Amanda Keller holds a flag as she joins other gay marriage supporters in Linn Park at the Jefferson County courthouse on Feb. 9 in Birmingham, Ala. Alabama began issuing marriage licenses to same-sex couples Monday after the U.S. Supreme Court refused to stop the marriages from beginning in the conservative Southern state. (Hal Yeager/AP)


The Alabama Supreme Court acknowledged Friday that it was bound by last year’s U.S. Supreme Court decision legalizing same-sex marriage, and rejected petitions by conservatives who wanted the state’s ban on gay unions enforced.

The state had been a high-profile holdout on same-sex marriage, which technically became legal in the state last February after a decision by a federal judge. The state court, under the leadership of its firebrand chief justice, Roy Moore, tried repeatedly to block the marriages from going forward there even after the U.S. Supreme Court’s historic decision last summer.

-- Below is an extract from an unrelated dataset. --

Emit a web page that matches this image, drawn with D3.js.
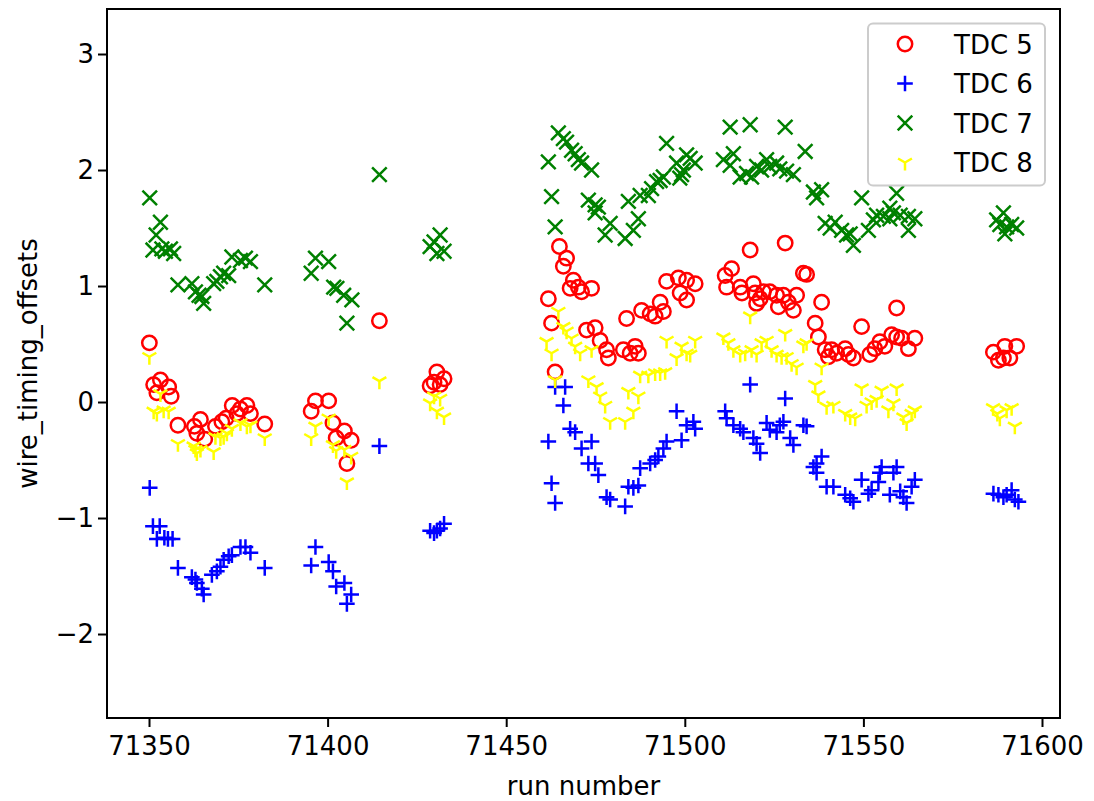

In a written decision Friday, a majority of the justices capitulated, including Moore. But the decision provided Moore yet another opportunity to blast same-sex marriage and condemn homosexuality as part of the 170-page opinion.

Quoting the 1974 song “Feelings” by Albert Morris, and comparing the arguments in favor of same-sex marriage to a Greek tragedy, Moore accused the high court of relying too heavily on emotional arguments while ignoring historical and biblical mandates about the nature of marriage.

“Based upon arguments of ‘love,’ ‘commitment’ and ‘equal dignity’ for same-sex couples, five lawyers … have declared a new social policy for the entire country,” Moore wrote. He called the decision “lawless” and condemned gay relationships as “unnatural.”

Despite the lengthy, strongly worded opinion, it appeared that the justices finally gave in to reality, said Susan Watson, executive director of the American Civil Liberties Union of Alabama.

“In the end, they realize, whether they like it or not, the national U.S. Supreme Court decision holds and that’s the law of the land,” she said.

Watson predicted that the decision would make little difference for couples on the ground. The vast majority of the state’s 67 counties were already issuing marriage licenses to gay and straight couples, she said, despite an administrative order from Moore in January ordering a halt to gay unions.

There are about 10 to 12 counties that have stopped issuing marriage licenses altogether, she said. As of Friday evening, it was unclear whether any would change course as a result of the ruling.